Burada hemen şunlar aklımıza geldiği için, biz Kürtler dilimizi özgürce
konuşamıyoruz, yazamıyoruz, kültürümüzü yaşayamıyoruz, kendimizi yönetemiyoruz, bizim de siyasi kurumlarımız olmalı, gibi farklı taleplerimizle hemen itiraz ederiz. İşte bu taleplerin de açığa çıkardığı gibi sorunumuz eşit vatandaşlık sorunu değil, bizim ulusal eşitlik gibi bir sorunumuz vardır
O zaman ne istediğimizi belirtelim. Kürtler vatandaş olarak değil ulusal kimlik olarak Türkler'le eşitlik istiyor. Bir Türk kendisini, ulusal kimliğini onurla ifade ediyorsa, bir Kürt de bunu onurla yapabilmeli. Öyleyse Türkler'le eşit vatandaşlık değil, ulusal eşitlik istiyoruz. Yani Kürt olarak dilimiz, yazımız, kimliğimiz, kültürümüz, siyasi temsiliyetimiz olmalı.
Burada anayasal eşit vatandaşlık istemekten vaz geçip, bu kavramı terk edip, etnik temelli anayasal eşitlik istemeliyiz.

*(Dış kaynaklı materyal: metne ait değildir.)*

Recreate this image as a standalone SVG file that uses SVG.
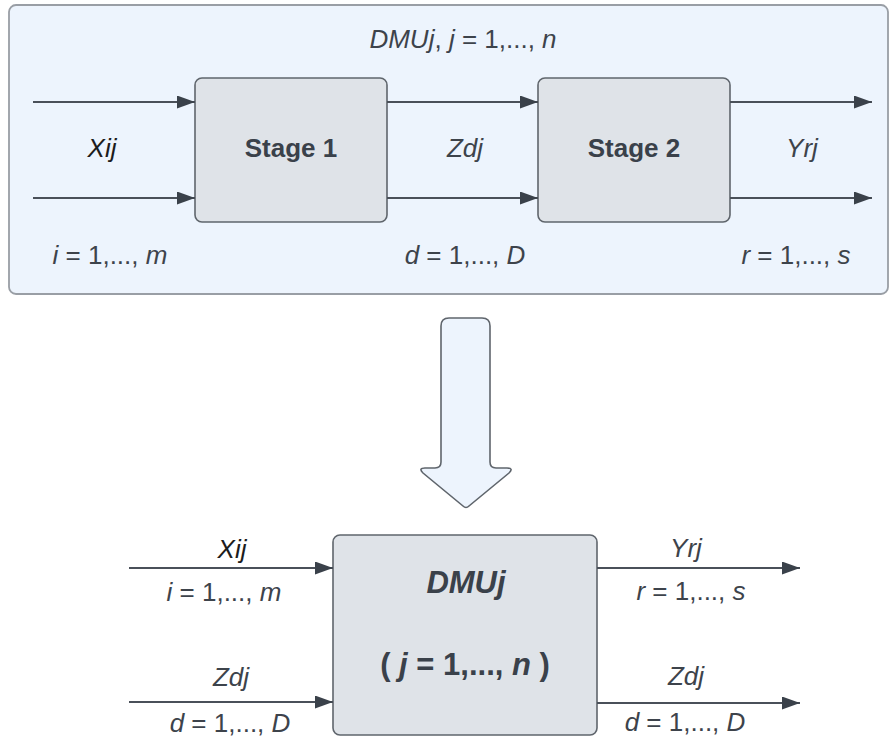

Bu aşamada,Türkiye devleti Türkler'in ve Kürtler'in ortak devletidir, maddesi anayasada yer alırsa gerçek Türk, Kürt eşitliği anayasal olarak sağlanmış olur. O zaman yine gerçek eşit vatandaşlık gerçekleşmiş olur diyemeyiz. Çünkü Kürtler'in bu anayasal hakka dayanarak kendilerini politik olarak temsil etmesi ve bu doğrultuda kendi politik kurumlarını oluşturup, Türklerle eşit haklar temelinde bir devlet kurabilir.
Demokratik cumhuriyet kavramı da ne istediğimizi belirsizleştiren bir kavramdır. Eşit vatandaşlık istemiyle örtüşen bir devleti ifade ediyor.
Öncelikle şunu belirtmek gerekir ki cumhuriyetin kuruluş ilkeleri Kürtler'in inkarı üzerine kurulmuştur. Bu ilkelerle demokratik bir cumhuriyetin kurulabileceğini düşünmek ya saflıktır ya kandırmacadır. İktidar değişiklikleriyle cumhuriyetin demokratikleşebeceğini ileri sürenler yine Kürtler'i kandırmayı amaçlıyorlardır. Çünkü Kürt sorunu bir iktidar sorunu olmaktan çok bir devlet sorunudur. Devlet de bütün kurumlarıyla Kürtler'e karşı alarm durumundadır. Bu durum Kürtler'in dikkate alması gereken öncelikli bir durumdur.
Elbetteki cumhuriyet ve elbetteki demokrasi. Ancak eşit vatandaşlık elde etmeyle cumhuriyet demokratik olmaz. Demokrasinin temel ilkelerinden birisi de insanların istediği kimlikle kendini özgürce ifade etmesi ve ifade ettiği için de bir yaptırımla karşılaşmaması gerekir.
Kürtler'le Türkler'in gerçek eşitliğinin sağlanabilmesi için eşit bir statü yaratılmalıdır. Uluslar temelinde eşitlik demek uluslar düzeyinde ve siyasi düzeyde temsiliyet gereklidir. Siyasi temsiliyetteki eşitlik Kürtler'in gerçek özgürlüğünü ve eşitliğini sağlar.
Burada ve bu aşamada koşullardan kopuk bir şekilde Kürtler'in ayrılıp, bir devlet kurmasından söz etmiyorum elbette. Türkiye'de Kürtler'in siyasi bir talep belirlemesinden ve bu talep etrafında birleşmesinden söz ediyorum. Bu talep hem Türkiye için hem de dünyada Kürtler'in politikasının ve taleplerinin netleşmesi için gereklidir. Çünkü herkes böyle bir talep karşısında kendi konumunu belirleyecektir.
Kürtler ne istiyor, sorusunu da ortadan kaldırmak gerekiyor.
Siyasal eşitlik olmadan ulusal temsiliyet ve eşitlik olmaz.
Siyasal temsiliyet konusunda bazı itirazlar olacaktır elbet. Bunlardan en önemlisi de etnik eşitliği elde edebilmenin güce bağlı olduğu gerekçesidir. Unutmamalı ki güç de bir talep etrafında oluşur.
O halde anayasal eşitlik kavramını, etnik temelde eşitlik kavramıyla değiştirmek gerekiyor.
Demokratik cumhuriyeti ise mücadeleyi tırmandırmakla elde etmek mümkündür.